Code that draws figures:
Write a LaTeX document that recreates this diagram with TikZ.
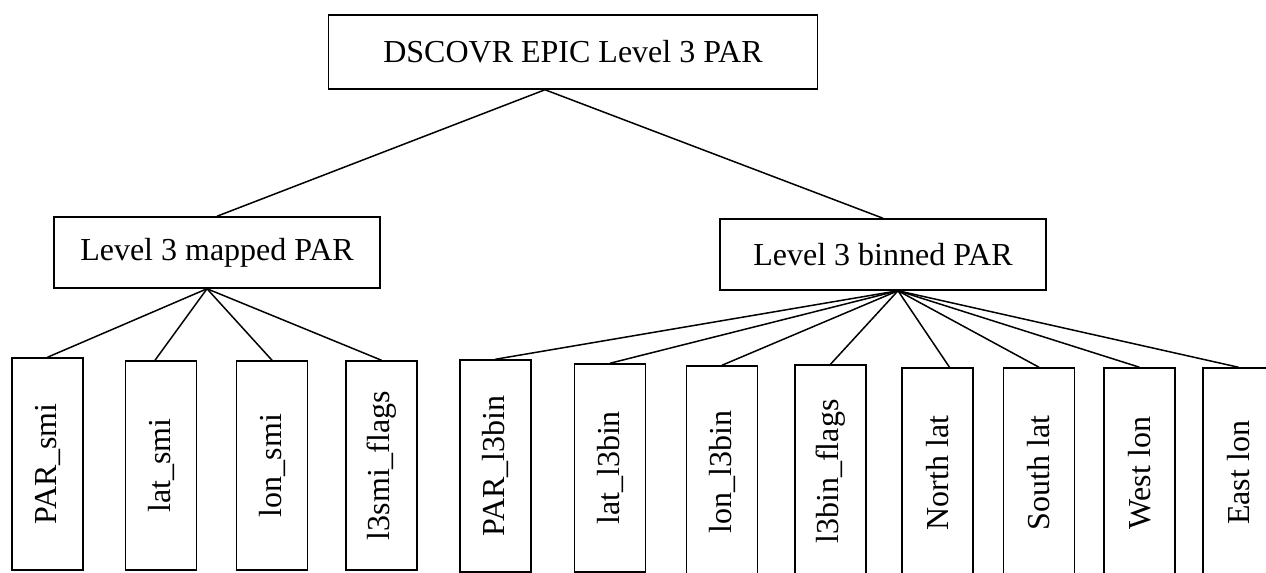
\documentclass[tikz,border=0pt]{standalone}
\usepackage{fontspec}
\setmainfont{Liberation Serif}
\tikzset{
  box/.style={draw=black, line width=0.75pt, inner sep=0pt, align=center,
              font=\fontsize{16}{19}\selectfont},
  topbox/.style={box, minimum width=244.5pt, minimum height=37pt},
  levelbox/.style={box, minimum width=163pt, minimum height=35.5pt},
  leafbox/.style={box, minimum width=35.5pt},
  link/.style={draw=black, line width=0.75pt}
}
\newcommand{\vtext}[1]{\rotatebox{90}{#1}}

\begin{document}
\begin{tikzpicture}[x=0.5pt, y=-0.5pt]
\useasboundingbox (0,0) rectangle (1266,573);
% root and the two product levels
\node[topbox] (root) at (573,52) {DSCOVR EPIC Level 3 PAR};
\node[levelbox] (mapped) at (217,252.5) {Level 3 mapped PAR};
\node[levelbox] (binned) at (883,254.5) {Level 3 binned PAR};
% mapped variables
\node[leafbox, minimum height=106pt] (parsmi) at (47.5,464) {\vtext{PAR\_smi}};
\node[leafbox, minimum height=104.5pt] (latsmi) at (161,465.5) {\vtext{lat\_smi}};
\node[leafbox, minimum height=104.5pt] (lonsmi) at (272,465.5) {\vtext{lon\_smi}};
\node[leafbox, minimum height=104.5pt] (flagsmi) at (381.5,465.5) {\vtext{l3smi\_flags}};
% binned variables
\node[leafbox, minimum height=106pt] (parbin) at (495.5,466) {\vtext{PAR\_l3bin}};
\node[leafbox, minimum height=104pt] (latbin) at (610,468) {\vtext{lat\_l3bin}};
\node[leafbox, minimum height=106pt] (lonbin) at (722,472) {\vtext{lon\_l3bin}};
\node[leafbox, minimum height=106.5pt] (flagbin) at (830.5,471.5) {\vtext{l3bin\_flags}};
\node[leafbox, minimum height=105pt] (northlat) at (937.5,473) {\vtext{North lat}};
\node[leafbox, minimum height=105pt] (southlat) at (1039,473) {\vtext{South lat}};
\node[leafbox, minimum height=105pt] (westlon) at (1139.5,473) {\vtext{West lon}};
\node[leafbox, minimum height=105pt] (eastlon) at (1238.5,473) {\vtext{East lon}};
% connectors
\draw[link] ([xshift=-14pt]root.south) -- (mapped.north);
\draw[link] ([xshift=-14pt]root.south) -- (binned.north);
\draw[link] ([xshift=-5pt]mapped.south) -- (parsmi.north);
\draw[link] ([xshift=-5pt]mapped.south) -- ([xshift=-3pt]latsmi.north);
\draw[link] ([xshift=-5pt]mapped.south) -- (lonsmi.north);
\draw[link] ([xshift=-5pt]mapped.south) -- (flagsmi.north);
\draw[link] ([xshift=7.5pt]binned.south) -- (parbin.north);
\draw[link] ([xshift=7.5pt]binned.south) -- (latbin.north);
\draw[link] ([xshift=7.5pt]binned.south) -- (lonbin.north);
\draw[link] ([xshift=7.5pt]binned.south) -- (flagbin.north);
\draw[link] ([xshift=7.5pt]binned.south) -- ([xshift=6pt]northlat.north);
\draw[link] ([xshift=7.5pt]binned.south) -- (southlat.north);
\draw[link] ([xshift=7.5pt]binned.south) -- (westlon.north);
\draw[link] ([xshift=7.5pt]binned.south) -- (eastlon.north);
\end{tikzpicture}
\end{document}
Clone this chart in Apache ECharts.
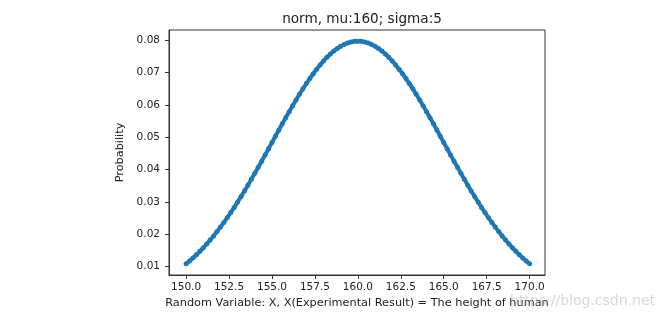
<!DOCTYPE html>
<html>
<head>
<meta charset="utf-8">
<script src="https://cdn.jsdelivr.net/npm/echarts@6/dist/echarts.min.js"></script>
<style>
html,body{margin:0;padding:0;background:#fff;}
#chart{width:665px;height:322px;}
</style>
</head>
<body>
<div id="chart"></div>
<script>
// Heights of humans (x) and probability density (y)
const xValues = [
150.0,150.2,150.4,150.6,150.8,151.0,151.2,151.4,151.6,151.8,
152.0,152.2,152.4,152.6,152.8,153.0,153.2,153.4,153.6,153.8,
154.0,154.2,154.4,154.6,154.8,155.0,155.2,155.4,155.6,155.8,
156.0,156.2,156.4,156.6,156.8,157.0,157.2,157.4,157.6,157.8,
158.0,158.2,158.4,158.6,158.8,159.0,159.2,159.4,159.6,159.8,
160.0,
160.2,160.4,160.6,160.8,161.0,161.2,161.4,161.6,161.8,162.0,
162.2,162.4,162.6,162.8,163.0,163.2,163.4,163.6,163.8,164.0,
164.2,164.4,164.6,164.8,165.0,165.2,165.4,165.6,165.8,166.0,
166.2,166.4,166.6,166.8,167.0,167.2,167.4,167.6,167.8,168.0,
168.2,168.4,168.6,168.8,169.0,169.2,169.4,169.6,169.8,170.0
];
const probValues = [
0.010798,0.011688,0.012631,0.013629,0.014681,0.015790,0.016956,0.018178,0.019457,0.020793,
0.022184,0.023631,0.025132,0.026686,0.028291,0.029945,0.031645,0.033388,0.035170,0.036988,
0.038837,0.040714,0.042613,0.044530,0.046458,0.048394,0.050329,0.052258,0.054173,0.056069,
0.057938,0.059775,0.061570,0.063318,0.065012,0.066645,0.068209,0.069699,0.071107,0.072427,
0.073654,0.074782,0.075806,0.076721,0.077524,0.078209,0.078774,0.079216,0.079534,0.079725,
0.079788,
0.079725,0.079534,0.079216,0.078774,0.078209,0.077524,0.076721,0.075806,0.074782,0.073654,
0.072427,0.071107,0.069699,0.068209,0.066645,0.065012,0.063318,0.061570,0.059775,0.057938,
0.056069,0.054173,0.052258,0.050329,0.048394,0.046458,0.044530,0.042613,0.040714,0.038837,
0.036988,0.035170,0.033388,0.031645,0.029945,0.028291,0.026686,0.025132,0.023631,0.022184,
0.020793,0.019457,0.018178,0.016956,0.015790,0.014681,0.013629,0.012631,0.011688,0.010798
];
const xTicks = [150.0,152.5,155.0,157.5,160.0,162.5,165.0,167.5,170.0];
const yTicks = [0.01,0.02,0.03,0.04,0.05,0.06,0.07,0.08];

const titleText = 'norm, mu:160; sigma:5';
const xName = 'Random Variable: X, X(Experimental Result) = The height of human';
const yName = 'Probability';

const FONT = '"DejaVu Sans", sans-serif';
const chart = echarts.init(document.getElementById('chart'), null, {renderer: 'canvas'});

const axisCommon = {
  axisLine: {show: true, lineStyle: {color: '#333', width: 1}},
  axisTick: {show: true, inside: false, length: 4, lineStyle: {color: '#333', width: 1}},
  splitLine: {show: false},
  nameTextStyle: {fontFamily: FONT, fontSize: 11.3, color: '#222'}
};

chart.setOption({
  animation: false,
  backgroundColor: '#fff',
  title: {
    text: titleText,
    left: 357, top: 7,
    textAlign: 'center',
    textStyle: {fontFamily: FONT, fontSize: 13.6, fontWeight: 'normal', color: '#222'}
  },
  grid: {left: 169, right: 120, top: 30, bottom: 47, containLabel: false,
         show: true, borderColor: '#333', borderWidth: 1},
  xAxis: Object.assign({}, axisCommon, {
    type: 'value',
    min: 149.005, max: 170.895,
    name: xName, nameLocation: 'middle', nameGap: 22,
    axisTick: Object.assign({}, axisCommon.axisTick, {customValues: xTicks}),
    axisLabel: {customValues: xTicks, margin: 7, fontFamily: FONT, fontSize: 10.5, color: '#222',
                formatter: v => v.toFixed(1)}
  }),
  yAxis: Object.assign({}, axisCommon, {
    type: 'value',
    min: 0.00735, max: 0.08324,
    name: yName, nameLocation: 'middle', nameGap: 38, nameRotate: 90,
    axisTick: Object.assign({}, axisCommon.axisTick, {customValues: yTicks}),
    axisLabel: {customValues: yTicks, margin: 9, fontFamily: FONT, fontSize: 10.5, color: '#222',
                formatter: v => v.toFixed(2)}
  }),
  graphic: [{
    type: 'text', right: 10, top: 294, z: 100, silent: true,
    style: {text: 'https://blog.csdn.net', fontFamily: FONT, fontSize: 14,
            fill: 'rgba(190,190,190,0.6)'}
  }],
  series: [{
    type: 'line',
    data: xValues.map((x, i) => [x, probValues[i]]),
    showSymbol: true, symbol: 'circle', symbolSize: 5,
    itemStyle: {color: '#1f77b4'},
    lineStyle: {color: '#1f77b4', width: 4},
    emphasis: {disabled: true}
  }]
});
</script>
</body>
</html>
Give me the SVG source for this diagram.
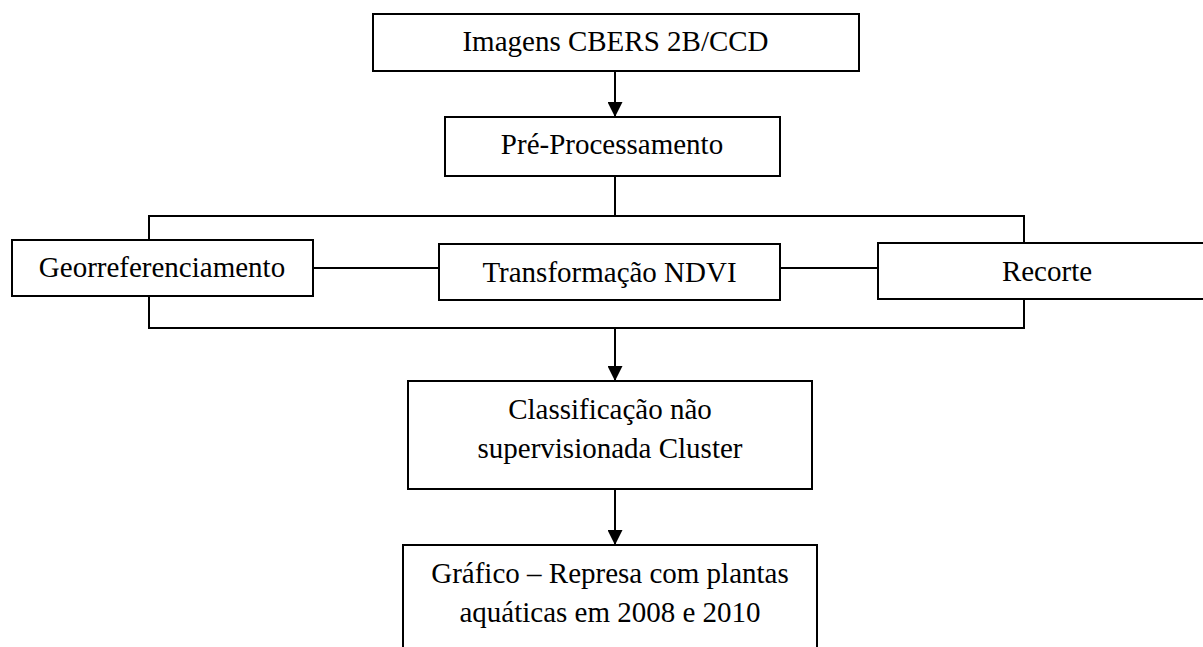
<svg xmlns="http://www.w3.org/2000/svg" width="1203" height="647" viewBox="0 0 1203 647">
<style>
.box{fill:#fff;stroke:#000;stroke-width:2}
.lbl{font-family:"Liberation Serif","Times New Roman",serif;font-size:29px;fill:#000;text-anchor:middle}
.con{fill:none;stroke:#000;stroke-width:2}
</style>
<defs>
<marker id="ah" viewBox="0 0 15 15" refX="15" refY="7.5" markerWidth="15" markerHeight="15" markerUnits="userSpaceOnUse" orient="auto">
<path d="M0,0 L15,7.5 L0,15 z" fill="#000"/>
</marker>
</defs>
<rect width="1203" height="647" fill="#fff"/>
<g id="connectors">
<line class="con" x1="615" y1="71" x2="615" y2="117" marker-end="url(#ah)"/>
<line class="con" x1="615" y1="176" x2="615" y2="216"/>
<polyline class="con" points="149,240 149,216 1024,216 1024,243"/>
<line class="con" x1="313" y1="268" x2="439" y2="268"/>
<line class="con" x1="780" y1="268" x2="878" y2="268"/>
<polyline class="con" points="149,296 149,328 1024,328 1024,299"/>
<line class="con" x1="615" y1="328" x2="615" y2="381" marker-end="url(#ah)"/>
<line class="con" x1="615" y1="489" x2="615" y2="545" marker-end="url(#ah)"/>
</g>
<g id="n1">
<rect class="box" x="373" y="14" width="486" height="57"/>
<text class="lbl" x="615.5" y="51">Imagens CBERS 2B/CCD</text>
</g>
<g id="n2">
<rect class="box" x="445" y="117" width="335" height="59"/>
<text class="lbl" x="612" y="154">Pré-Processamento</text>
</g>
<g id="n3">
<rect class="box" x="12" y="240" width="301" height="56"/>
<text class="lbl" x="162" y="277">Georreferenciamento</text>
</g>
<g id="n4">
<rect class="box" x="439" y="244" width="341" height="56"/>
<text class="lbl" x="609.5" y="282">Transformação NDVI</text>
</g>
<g id="n5">
<rect class="box" x="878" y="243" width="340" height="56"/>
<text class="lbl" x="1047" y="281">Recorte</text>
</g>
<g id="n6">
<rect class="box" x="408" y="381" width="404" height="108"/>
<text class="lbl" x="610" y="419">Classificação não</text>
<text class="lbl" x="610" y="458">supervisionada Cluster</text>
</g>
<g id="n7">
<rect class="box" x="403" y="545" width="414" height="130"/>
<text class="lbl" x="610" y="583">Gráfico – Represa com plantas</text>
<text class="lbl" x="610" y="622">aquáticas em 2008 e 2010</text>
</g>
</svg>
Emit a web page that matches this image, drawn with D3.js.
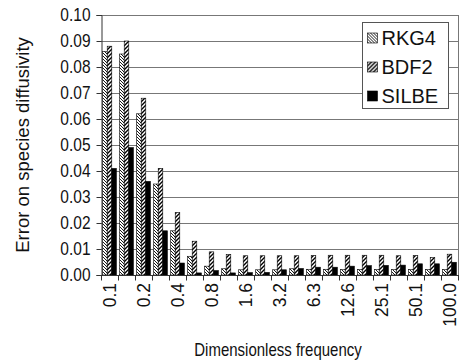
<!DOCTYPE html>
<html>
<head>
<meta charset="utf-8">
<script src="https://cdn.jsdelivr.net/npm/d3@7"></script>
<style>
  html, body { margin: 0; padding: 0; background: #fff; }
  svg { display: block; font-family: "Liberation Sans", Arial, sans-serif; }
</style>
</head>
<body>
<svg id="chart" width="466" height="362"></svg>
<script>
// Dimensionless frequencies (every other one is labelled on the axis)
const frequencies = ["0.1", "0.14", "0.2", "0.28", "0.4", "0.56", "0.8", "1.1", "1.6", "2.2",
  "3.2", "4.5", "6.3", "8.9", "12.6", "17.8", "25.1", "35.5", "50.1", "70.8", "100.0"];
const seriesNames = ["RKG4", "BDF2", "SILBE"];
const rkg4 = [0.086, 0.085, 0.062, 0.035, 0.017, 0.0072, 0.0034, 0.0024, 0.0020, 0.0020,
  0.0020, 0.0024, 0.0022, 0.0022, 0.0021, 0.0021, 0.0021, 0.0021, 0.0021, 0.0021, 0.0021];
const bdf2 = [0.088, 0.090, 0.068, 0.041, 0.024, 0.013, 0.0089, 0.0079, 0.0074, 0.0074,
  0.0074, 0.0074, 0.0075, 0.0076, 0.0076, 0.0076, 0.0076, 0.0074, 0.0075, 0.0067, 0.0080];
const silbe = [0.041, 0.049, 0.036, 0.017, 0.0046, 0.0008, 0.0017, 0.0008, 0.0009, 0.0010,
  0.0020, 0.0025, 0.0030, 0.0030, 0.0034, 0.0036, 0.0037, 0.0038, 0.0043, 0.0043, 0.0049];
const yTicks = [0, 0.01, 0.02, 0.03, 0.04, 0.05, 0.06, 0.07, 0.08, 0.09, 0.10];

const values = [rkg4, bdf2, silbe];
const svg = d3.select("#chart");
const margin = { left: 101, right: 458, top: 15, bottom: 275 };
const FONT = "Liberation Sans, Arial, sans-serif";

// Fill patterns for the hatched series
const defs = svg.append("defs");
const p1 = defs.append("pattern").attr("id", "hatch-rkg4")
  .attr("patternUnits", "userSpaceOnUse").attr("width", 3).attr("height", 3);
p1.append("rect").attr("width", 3).attr("height", 3).attr("fill", "#fff");
p1.append("path").attr("d", "M-1,-1 L4,4 M-1,2 L1,4 M2,-1 L4,1")
  .attr("stroke", "#000").attr("stroke-width", 0.9);
const p2 = defs.append("pattern").attr("id", "hatch-bdf2")
  .attr("patternUnits", "userSpaceOnUse").attr("width", 4).attr("height", 4);
p2.append("rect").attr("width", 4).attr("height", 4).attr("fill", "#fff");
p2.append("path").attr("d", "M-1,5 L5,-1 M-1,1 L1,-1 M3,5 L5,3")
  .attr("stroke", "#000").attr("stroke-width", 1.4);
const fills = ["url(#hatch-rkg4)", "url(#hatch-bdf2)", "#000"];

const x = d3.scaleBand().domain(d3.range(frequencies.length))
  .range([margin.left, margin.right]).paddingInner(0).paddingOuter(0);
const xSub = d3.scaleBand().domain(d3.range(seriesNames.length))
  .range([0, x.bandwidth()]).paddingInner(0).paddingOuter(0.36);
const y = d3.scaleLinear().domain([0, 0.10]).range([margin.bottom, margin.top]);

// Gridlines
svg.append("g").selectAll("line").data(yTicks.slice(1)).join("line")
  .attr("x1", margin.left).attr("x2", margin.right)
  .attr("y1", d => Math.round(y(d)) + 0.5).attr("y2", d => Math.round(y(d)) + 0.5)
  .attr("stroke", "#777").attr("stroke-width", 1);
// Plot-area right edge
svg.append("line").attr("x1", margin.right + 0.5).attr("x2", margin.right + 0.5)
  .attr("y1", margin.top).attr("y2", margin.bottom)
  .attr("stroke", "#777");

// Bars
const groups = svg.append("g").selectAll("g").data(frequencies).join("g")
  .attr("transform", (d, i) => `translate(${x(i)},0)`);
groups.selectAll("rect").data((d, i) => values.map((s, k) => ({ k, v: s[i] }))).join("rect")
  .attr("x", d => xSub(d.k))
  .attr("width", xSub.bandwidth())
  .attr("y", d => y(d.v))
  .attr("height", d => y(0) - y(d.v))
  .attr("fill", d => fills[d.k])
  .attr("stroke", "#000").attr("stroke-width", 0.6);

// Y axis
const yAxis = d3.axisLeft(y).tickValues(yTicks).tickSize(5).tickFormat(d3.format(".2f"));
const gy = svg.append("g").attr("transform", `translate(${margin.left + 0.5},0)`).call(yAxis);
gy.select(".domain").attr("stroke", "#333");
gy.selectAll(".tick line").attr("stroke", "#333");
gy.selectAll(".tick text").attr("font-size", 15.5).attr("fill", "#111")
  .attr("font-family", FONT).attr("x", -11)
  .attr("transform", "scale(1,1.15)");

// X axis: ticks at group boundaries, labels on every other group
const gx = svg.append("g").attr("transform", `translate(0,${margin.bottom + 0.5})`);
gx.append("line").attr("x1", margin.left).attr("x2", margin.right + 1)
  .attr("stroke", "#333");
gx.selectAll("line.tk").data(d3.range(frequencies.length + 1)).join("line").attr("class", "tk")
  .attr("x1", i => Math.round(margin.left + i * x.step()) + 0.5)
  .attr("x2", i => Math.round(margin.left + i * x.step()) + 0.5)
  .attr("y1", 0).attr("y2", 5).attr("stroke", "#333");
const xAxis = d3.axisBottom(x).tickSize(0)
  .tickFormat(i => i % 2 === 0 ? frequencies[i] : "");
const gxl = svg.append("g").attr("transform", `translate(0,${margin.bottom})`).call(xAxis);
gxl.select(".domain").remove();
gxl.selectAll(".tick text")
  .attr("font-size", 17.5).attr("fill", "#111")
  .attr("font-family", FONT)
  .attr("transform", "rotate(-90)")
  .attr("text-anchor", "end").attr("dy", "0.35em")
  .attr("x", -8).attr("y", 0);

// Axis titles
svg.append("text").attr("transform", "translate(278,356) scale(1,1.18)")
  .attr("text-anchor", "middle")
  .attr("font-size", 15).attr("fill", "#111").text("Dimensionless frequency");
svg.append("text").attr("transform", "translate(29,145) rotate(-90)")
  .attr("text-anchor", "middle").attr("font-size", 18.5).attr("fill", "#111")
  .text("Error on species diffusivity");

// Legend
const lg = svg.append("g").attr("transform", "translate(362.5,22.5)");
lg.append("rect").attr("width", 86).attr("height", 86)
  .attr("fill", "#fff").attr("stroke", "#555");
const items = lg.selectAll("g").data(seriesNames).join("g")
  .attr("transform", (d, i) => `translate(5,${10.5 + i * 29})`);
items.append("rect").attr("width", 10).attr("height", 10)
  .attr("fill", (d, i) => fills[i]).attr("stroke", "#000").attr("stroke-width", 0.6);
items.append("text").attr("x", 14).attr("y", 5).attr("dy", "0.36em")
  .attr("font-size", 20).attr("fill", "#111").text(d => d);
</script>
</body>
</html>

WRITTEN REQUEST: Filter the entries down to the lines containing "diagram". Copy each of those lines.

SOLUTION:
Write a LaTeX document that recreates this diagram with TikZ.
Give me the SVG source for this diagram.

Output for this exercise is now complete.